AirGlove: Exploring Egocentric 3D Hand Tracking and Appearance Generalization for Sensing Gloves
This work addresses the challenge of accurate hand tracking for sensing gloves in teleoperation and robotics, though it is incremental as it builds on existing vision-based models.
The paper tackled the problem of vision-based 3D hand tracking for gloved hands, which suffers from performance degradation due to appearance differences, and proposed AirGlove to generalize learned representations to new glove designs, achieving a significant performance boost over existing methods.

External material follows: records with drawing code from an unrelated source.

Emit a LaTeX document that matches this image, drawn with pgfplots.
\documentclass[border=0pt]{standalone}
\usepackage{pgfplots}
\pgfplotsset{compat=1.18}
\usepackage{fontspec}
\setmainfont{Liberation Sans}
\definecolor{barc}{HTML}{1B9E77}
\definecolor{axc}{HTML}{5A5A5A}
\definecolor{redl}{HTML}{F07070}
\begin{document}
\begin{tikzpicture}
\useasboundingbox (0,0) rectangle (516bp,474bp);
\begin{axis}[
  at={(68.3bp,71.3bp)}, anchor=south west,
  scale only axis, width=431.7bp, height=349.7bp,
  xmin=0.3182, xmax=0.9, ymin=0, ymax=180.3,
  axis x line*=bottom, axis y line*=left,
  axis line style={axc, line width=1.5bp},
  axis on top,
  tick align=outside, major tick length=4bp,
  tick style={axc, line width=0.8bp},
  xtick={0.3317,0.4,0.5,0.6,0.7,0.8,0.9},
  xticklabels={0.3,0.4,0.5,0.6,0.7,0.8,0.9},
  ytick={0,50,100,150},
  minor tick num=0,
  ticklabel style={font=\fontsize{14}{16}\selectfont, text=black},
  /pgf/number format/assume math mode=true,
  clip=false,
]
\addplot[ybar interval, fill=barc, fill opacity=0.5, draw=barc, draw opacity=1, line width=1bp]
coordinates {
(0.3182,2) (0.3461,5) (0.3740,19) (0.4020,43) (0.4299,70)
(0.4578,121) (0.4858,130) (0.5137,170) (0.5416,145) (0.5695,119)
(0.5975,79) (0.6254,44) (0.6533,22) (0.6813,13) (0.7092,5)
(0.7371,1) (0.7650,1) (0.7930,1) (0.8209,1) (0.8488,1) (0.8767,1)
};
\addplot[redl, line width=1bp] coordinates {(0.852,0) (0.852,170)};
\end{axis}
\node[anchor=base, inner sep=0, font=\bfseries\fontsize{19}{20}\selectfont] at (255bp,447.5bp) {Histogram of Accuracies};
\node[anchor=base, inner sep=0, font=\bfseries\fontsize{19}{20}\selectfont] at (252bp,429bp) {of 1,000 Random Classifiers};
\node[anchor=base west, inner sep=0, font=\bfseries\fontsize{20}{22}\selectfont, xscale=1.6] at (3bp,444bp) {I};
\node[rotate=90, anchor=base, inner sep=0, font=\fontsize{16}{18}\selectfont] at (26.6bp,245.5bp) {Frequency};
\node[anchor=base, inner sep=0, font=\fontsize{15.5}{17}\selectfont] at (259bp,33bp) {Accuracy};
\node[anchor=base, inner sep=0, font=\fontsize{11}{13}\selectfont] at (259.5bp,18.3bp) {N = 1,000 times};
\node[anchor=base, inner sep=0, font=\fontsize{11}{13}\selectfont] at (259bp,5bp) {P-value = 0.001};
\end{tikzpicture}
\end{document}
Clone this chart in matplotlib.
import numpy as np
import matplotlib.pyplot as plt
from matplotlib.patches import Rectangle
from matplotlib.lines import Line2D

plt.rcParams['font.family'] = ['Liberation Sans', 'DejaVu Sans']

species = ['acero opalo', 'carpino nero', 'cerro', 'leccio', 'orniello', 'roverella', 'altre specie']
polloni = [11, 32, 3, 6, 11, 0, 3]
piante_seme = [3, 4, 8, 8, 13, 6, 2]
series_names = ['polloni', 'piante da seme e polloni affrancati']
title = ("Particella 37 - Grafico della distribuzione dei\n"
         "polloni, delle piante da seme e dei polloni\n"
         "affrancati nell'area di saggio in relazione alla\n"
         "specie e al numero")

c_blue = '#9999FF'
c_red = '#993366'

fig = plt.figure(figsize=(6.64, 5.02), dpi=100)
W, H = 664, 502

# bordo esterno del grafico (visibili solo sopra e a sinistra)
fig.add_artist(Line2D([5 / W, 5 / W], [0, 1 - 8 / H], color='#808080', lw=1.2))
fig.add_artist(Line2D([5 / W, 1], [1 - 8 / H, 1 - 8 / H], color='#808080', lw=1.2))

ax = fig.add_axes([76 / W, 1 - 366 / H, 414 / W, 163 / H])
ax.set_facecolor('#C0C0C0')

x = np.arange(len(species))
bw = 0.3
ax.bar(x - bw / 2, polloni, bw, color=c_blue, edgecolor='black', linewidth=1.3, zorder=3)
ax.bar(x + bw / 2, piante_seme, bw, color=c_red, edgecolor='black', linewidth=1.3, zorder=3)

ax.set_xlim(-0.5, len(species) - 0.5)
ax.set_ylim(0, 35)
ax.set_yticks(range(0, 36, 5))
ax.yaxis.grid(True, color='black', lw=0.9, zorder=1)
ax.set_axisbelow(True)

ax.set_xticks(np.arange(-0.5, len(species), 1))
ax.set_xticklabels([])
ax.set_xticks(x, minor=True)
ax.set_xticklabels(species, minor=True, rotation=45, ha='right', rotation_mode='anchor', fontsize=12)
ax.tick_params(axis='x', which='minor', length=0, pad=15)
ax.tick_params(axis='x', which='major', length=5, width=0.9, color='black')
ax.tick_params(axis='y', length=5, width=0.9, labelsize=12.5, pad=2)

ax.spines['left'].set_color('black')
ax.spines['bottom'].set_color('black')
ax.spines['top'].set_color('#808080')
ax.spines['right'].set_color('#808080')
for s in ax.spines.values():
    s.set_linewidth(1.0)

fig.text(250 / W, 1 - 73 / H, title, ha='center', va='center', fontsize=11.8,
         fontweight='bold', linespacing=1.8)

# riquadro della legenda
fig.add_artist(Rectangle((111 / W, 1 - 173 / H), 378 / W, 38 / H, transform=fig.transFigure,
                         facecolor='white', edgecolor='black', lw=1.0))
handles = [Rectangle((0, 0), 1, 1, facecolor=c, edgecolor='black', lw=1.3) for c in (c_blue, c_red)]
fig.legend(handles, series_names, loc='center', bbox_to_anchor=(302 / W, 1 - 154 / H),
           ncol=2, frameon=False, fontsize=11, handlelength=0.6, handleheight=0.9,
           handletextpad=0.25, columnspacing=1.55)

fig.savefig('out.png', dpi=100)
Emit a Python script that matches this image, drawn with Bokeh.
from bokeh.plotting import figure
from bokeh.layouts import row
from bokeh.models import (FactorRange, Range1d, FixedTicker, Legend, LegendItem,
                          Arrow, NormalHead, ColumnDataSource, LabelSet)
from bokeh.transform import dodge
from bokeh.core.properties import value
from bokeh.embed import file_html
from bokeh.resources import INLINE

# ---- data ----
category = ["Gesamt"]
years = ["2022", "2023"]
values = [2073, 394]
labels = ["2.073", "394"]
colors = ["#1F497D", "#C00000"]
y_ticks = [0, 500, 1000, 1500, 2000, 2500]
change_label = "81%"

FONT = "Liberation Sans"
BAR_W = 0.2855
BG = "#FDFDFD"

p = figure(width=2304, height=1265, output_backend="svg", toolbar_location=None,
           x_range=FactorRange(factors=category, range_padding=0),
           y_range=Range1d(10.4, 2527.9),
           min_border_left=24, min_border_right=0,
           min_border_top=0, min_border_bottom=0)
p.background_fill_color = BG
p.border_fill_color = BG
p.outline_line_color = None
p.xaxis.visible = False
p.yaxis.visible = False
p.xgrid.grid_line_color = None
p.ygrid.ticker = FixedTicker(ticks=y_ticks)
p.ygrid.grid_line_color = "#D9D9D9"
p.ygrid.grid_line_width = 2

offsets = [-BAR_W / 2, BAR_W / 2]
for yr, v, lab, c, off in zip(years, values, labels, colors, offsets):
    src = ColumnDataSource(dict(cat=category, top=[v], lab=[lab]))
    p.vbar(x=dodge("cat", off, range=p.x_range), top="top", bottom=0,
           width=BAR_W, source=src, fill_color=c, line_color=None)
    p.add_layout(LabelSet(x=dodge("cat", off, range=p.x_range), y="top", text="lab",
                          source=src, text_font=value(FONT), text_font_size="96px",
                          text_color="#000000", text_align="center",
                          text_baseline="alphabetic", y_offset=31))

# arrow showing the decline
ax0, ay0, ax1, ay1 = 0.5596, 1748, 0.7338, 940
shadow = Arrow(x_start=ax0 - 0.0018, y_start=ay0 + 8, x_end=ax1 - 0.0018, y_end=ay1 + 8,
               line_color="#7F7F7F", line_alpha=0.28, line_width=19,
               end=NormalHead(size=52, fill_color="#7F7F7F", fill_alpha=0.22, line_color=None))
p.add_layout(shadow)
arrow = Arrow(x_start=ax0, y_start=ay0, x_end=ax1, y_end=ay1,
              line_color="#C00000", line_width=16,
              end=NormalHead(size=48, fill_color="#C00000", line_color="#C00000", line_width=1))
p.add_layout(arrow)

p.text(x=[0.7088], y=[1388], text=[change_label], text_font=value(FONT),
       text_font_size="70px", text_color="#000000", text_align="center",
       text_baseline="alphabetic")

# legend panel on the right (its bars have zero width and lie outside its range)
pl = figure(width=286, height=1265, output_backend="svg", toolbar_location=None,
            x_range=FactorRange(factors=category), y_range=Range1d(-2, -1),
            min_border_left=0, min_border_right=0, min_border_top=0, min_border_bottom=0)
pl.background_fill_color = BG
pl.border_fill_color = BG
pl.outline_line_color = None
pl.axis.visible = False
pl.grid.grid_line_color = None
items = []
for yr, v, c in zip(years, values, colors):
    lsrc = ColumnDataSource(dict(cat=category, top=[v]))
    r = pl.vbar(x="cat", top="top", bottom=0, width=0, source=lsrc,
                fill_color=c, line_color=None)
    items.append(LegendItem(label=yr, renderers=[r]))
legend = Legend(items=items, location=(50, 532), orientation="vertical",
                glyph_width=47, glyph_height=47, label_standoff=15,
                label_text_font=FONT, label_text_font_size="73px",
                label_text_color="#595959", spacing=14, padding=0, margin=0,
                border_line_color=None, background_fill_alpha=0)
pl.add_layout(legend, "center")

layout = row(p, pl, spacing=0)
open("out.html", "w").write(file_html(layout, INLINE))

Sensing gloves have become important tools for teleoperation and robotic policy learning as they are able to provide rich signals like speed, acceleration and tactile feedback. A common approach to track gloved hands is to directly use the sensor signals (e.g., angular velocity, gravity orientation) to estimate 3D hand poses. However, sensor-based tracking can be restrictive in practice as the accuracy is often impacted by sensor signal and calibration quality. Recent advances in vision-based approaches have achieved strong performance on human hands via large-scale pre-training, but their performance on gloved hands with distinct visual appearances remains underexplored. In this work, we present the first systematic evaluation of vision-based hand tracking models on gloved hands under both zero-shot and fine-tuning setups. Our analysis shows that existing bare-hand models suffer from substantial performance degradation on sensing gloves due to large appearance gap between bare-hand and glove designs. We therefore propose AirGlove, which leverages existing gloves to generalize the learned glove representations towards new gloves with limited data. Experiments with multiple sensing gloves show that AirGlove effectively generalizes the hand pose models to new glove designs and achieves a significant performance boost over the compared schemes.